Saturday, June 27, 2015

Physician-physician communication

Poor communication between doctors and patients, and between doctors and nurses, is discussed relatively frequently. But what about confusion between the teams of doctors who share patients in the hospital or clinic? 
 
I have seen this happen numerous times during my nascent medical career. Understandably, it is infuriating to patients and their families. It can also prove dangerous.
 
Miscommunication between a patient’s physicians is a major contributor to treatment and diagnostic mistakes. And too often, doctors who care for a patient in the hospital fail to communicate at discharge with the patient’s primary care provider, sowing confusion about what happened in the hospital and the plan moving forward.
 
A few months after the patient with liver failure passed away, I was caring for a middle-aged woman with metastatic cancer who was in the hospital for pain that had rapidly worsened. Images of her bones showed numerous fractures, and tumors had mangled her skeleton. As part of the medicine team, I worked with four groups of caregivers to figure out how best to treat her bone problems and minimize her pain.
 
As I approached her bedside one morning, she glared at me. Her pained grimace had turned to anger.

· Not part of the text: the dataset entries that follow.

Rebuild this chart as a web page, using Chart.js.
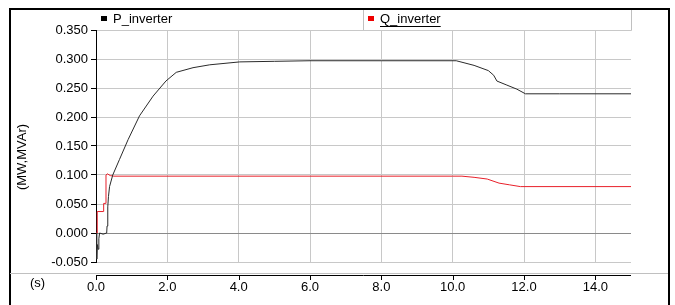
<!DOCTYPE html>
<html>
<head>
<meta charset="utf-8">
<script src="https://cdn.jsdelivr.net/npm/chart.js@4.4.1/dist/chart.umd.min.js"></script>
<style>
html,body{margin:0;padding:0;background:#fff;}
#wrap{width:675px;height:305px;position:relative;}
</style>
</head>
<body>
<div id="wrap"><canvas id="c" width="675" height="305"></canvas></div>
<script>
// ---- data ----
const seriesLabels = ["P_inverter", "Q_inverter"];
const pTime = [0, 0.02, 0.04, 0.06, 0.08, 0.1, 0.2, 0.3, 0.31, 0.33, 0.35, 0.38, 0.47, 0.66, 0.9, 1.22, 1.6, 1.96, 2.25, 2.72, 3.19, 4.03, 5.0, 6.0, 8.0, 10.1, 10.6, 11.0, 11.15, 11.24, 11.52, 11.8, 12.04, 13.0, 15.0];
const pValue = [0, -0.045, -0.02, -0.028, -0.01, 0, -0.002, 0, 0.012, 0.045, 0.063, 0.08, 0.1, 0.127, 0.161, 0.202, 0.236, 0.262, 0.277, 0.285, 0.29, 0.295, 0.296, 0.297, 0.297, 0.297, 0.289, 0.28, 0.272, 0.262, 0.255, 0.248, 0.24, 0.24, 0.24];
const qTime = [0, 0.03, 0.035, 0.21, 0.215, 0.26, 0.28, 0.32, 0.4, 0.5, 10.0, 10.26, 10.6, 10.97, 11.3, 11.6, 11.9, 15.0];
const qValue = [0, 0, 0.037, 0.037, 0.051, 0.051, 0.1, 0.102, 0.099, 0.098, 0.098, 0.098, 0.096, 0.093, 0.086, 0.083, 0.08, 0.08];
const xTicks = [0, 2, 4, 6, 8, 10, 12, 14];
const yTicks = [-0.05, 0, 0.05, 0.1, 0.15, 0.2, 0.25, 0.3, 0.35];
const yTitle = "(MW,MVAr)";
const xTitle = "(s)";

const FONT = "'Liberation Sans', Arial, sans-serif";
const colors = ["#2a2a2a", "#e8202a"];

const toXY = (t, v) => t.map((x, i) => ({x: x, y: v[i]}));

const decor = {
  id: 'decor',
  beforeDraw(chart) {
    const c = chart.ctx, a = chart.chartArea;
    c.save();
    // header cells
    c.strokeStyle = '#c0c0c0'; c.lineWidth = 1;
    c.beginPath();
    c.moveTo(363.5, 9); c.lineTo(363.5, 30.5);
    c.moveTo(a.right + 0.5, 9); c.lineTo(a.right + 0.5, 30.5);
    c.moveTo(a.left, 30.5); c.lineTo(a.right + 0.5, 30.5);
    c.stroke();
    c.restore();
  },
  afterDraw(chart) {
    const c = chart.ctx, a = chart.chartArea, xs = chart.scales.x;
    c.save();
    // outer frame
    c.strokeStyle = '#000'; c.lineWidth = 2;
    c.beginPath();
    c.moveTo(10, 320); c.lineTo(10, 9); c.lineTo(669, 9); c.lineTo(669, 320);
    c.stroke();
    // separator
    c.strokeStyle = '#c0c0c0'; c.lineWidth = 1;
    c.beginPath(); c.moveTo(10, 273.5); c.lineTo(668, 273.5); c.stroke();
    // x axis line + ticks
    c.strokeStyle = '#000'; c.lineWidth = 1;
    c.beginPath();
    c.moveTo(a.left, 275.5); c.lineTo(a.right, 275.5);
    xTicks.forEach(t => { const px = Math.round(xs.getPixelForValue(t)) + 0.5; c.moveTo(px, 275.5); c.lineTo(px, 280); });
    c.stroke();
    // titles
    c.fillStyle = '#000';
    c.font = '13px ' + FONT;
    c.textAlign = 'center'; c.textBaseline = 'middle';
    c.fillText(xTitle, 37.5, 283);
    c.save();
    c.translate(22, 157); c.rotate(-Math.PI / 2);
    c.fillText(yTitle, 0, 0);
    c.restore();
    // legend
    c.textAlign = 'left';
    const items = [{x: 101, tx: 113}, {x: 368, tx: 380}];
    chart.data.datasets.forEach((ds, i) => {
      const it = items[i];
      c.fillStyle = i === 0 ? '#000' : '#ee0000';
      c.fillRect(it.x, 16, 6, 5);
      c.fillStyle = '#000';
      c.fillText(ds.label, it.tx, 19.5);
      if (i === 1) {
        const w = c.measureText(ds.label).width;
        c.fillRect(it.tx, 26, w, 1);
      }
    });
    c.restore();
  }
};

new Chart(document.getElementById('c'), {
  type: 'scatter',
  data: {
    datasets: [
      {label: seriesLabels[0], data: toXY(pTime, pValue), showLine: true, borderColor: colors[0], backgroundColor: colors[0], borderWidth: 1, pointRadius: 0, tension: 0},
      {label: seriesLabels[1], data: toXY(qTime, qValue), showLine: true, borderColor: colors[1], backgroundColor: colors[1], borderWidth: 1, pointRadius: 0, tension: 0}
    ]
  },
  options: {
    responsive: false,
    animation: false,
    devicePixelRatio: 1,
    layout: {padding: {left: 0, top: 30, right: 44, bottom: 0}},
    plugins: {legend: {display: false}, tooltip: {enabled: false}},
    scales: {
      x: {
        type: 'linear', min: 0, max: 15,
        afterFit(s) { s.height = 43; },
        afterBuildTicks(s) { s.ticks = xTicks.map(v => ({value: v})); },
        ticks: {color: '#000', font: {family: FONT, size: 13}, padding: 18, maxRotation: 0, callback: v => Number(v).toFixed(1)},
        grid: {color: '#c8c8c8', drawTicks: false, lineWidth: 1},
        border: {display: false}
      },
      y: {
        min: -0.05, max: 0.35,
        afterFit(s) { s.width = 96; },
        afterBuildTicks(s) { s.ticks = yTicks.map(v => ({value: v})); },
        ticks: {color: '#000', font: {family: FONT, size: 13}, padding: 3, callback: v => Number(v).toFixed(3)},
        grid: {color: ctx => (ctx.tick && Math.abs(ctx.tick.value) < 1e-9) ? '#8a8a8a' : '#c8c8c8', tickColor: '#000', tickLength: 5, lineWidth: 1},
        border: {color: '#000', width: 1}
      }
    }
  },
  plugins: [decor]
});
</script>
</body>
</html>
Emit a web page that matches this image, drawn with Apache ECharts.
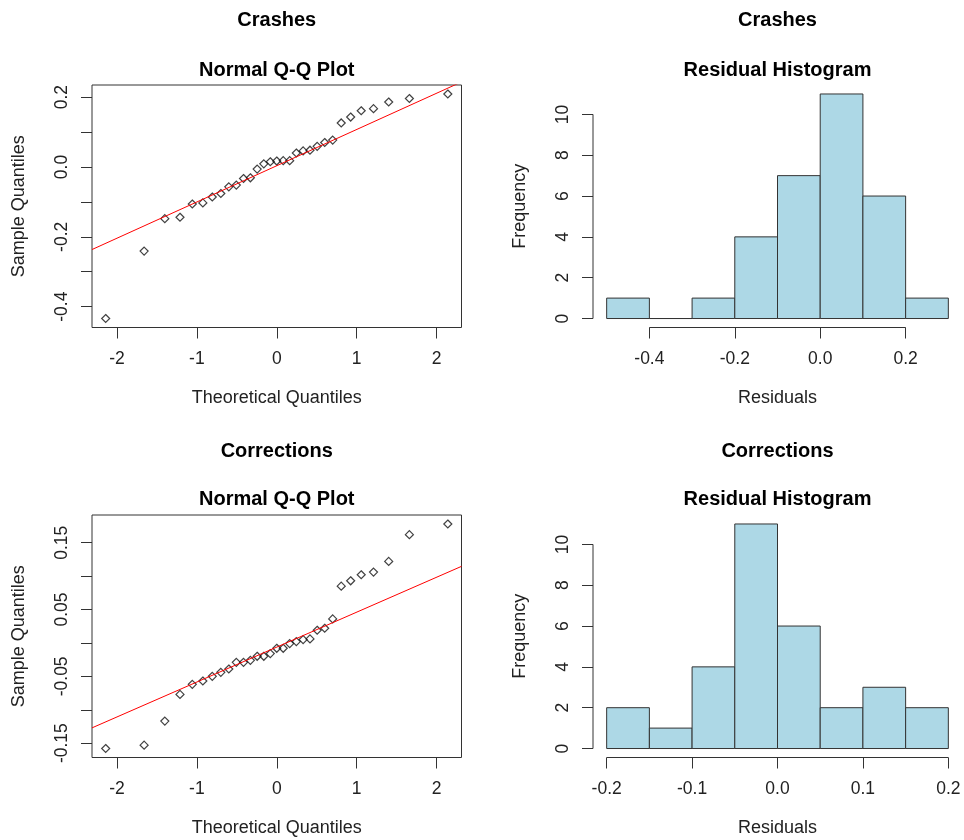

“Three different people came into my room this morning before you did, and all of them told me different things!” she sputtered. Each had recommended a different sort of procedure, she said, and it didn’t appear that any of them had discussed the options with each other – or the patient’s main doctors – beforehand.
 
After that, her nurse and I worked together to minimize visitors to her room so her primary physicians could synthesize the other teams’ suggestions into one cohesive plan. That greatly decreased her frustration and confusion, which allowed us to better evaluate her treatment preferences and needs.
 
As doctors, we place much emphasis on working with our patients to choose the right combination of interventions, and rightfully so. Yet I have seen that despite best intentions, patients and loved ones sometimes hear conflicting messages from caregivers about these plans.
 
In truth, medical care often entails myriad moving parts, which means the plan for diagnostics or treatment may change. Yet sometimes the way to avoid mixed messages is as simple as fostering a discussion between all members of the care team. Although medical knowledge is important, simply communicating amongst ourselves is a critical part of serving our patients – and one that is too often forgotten.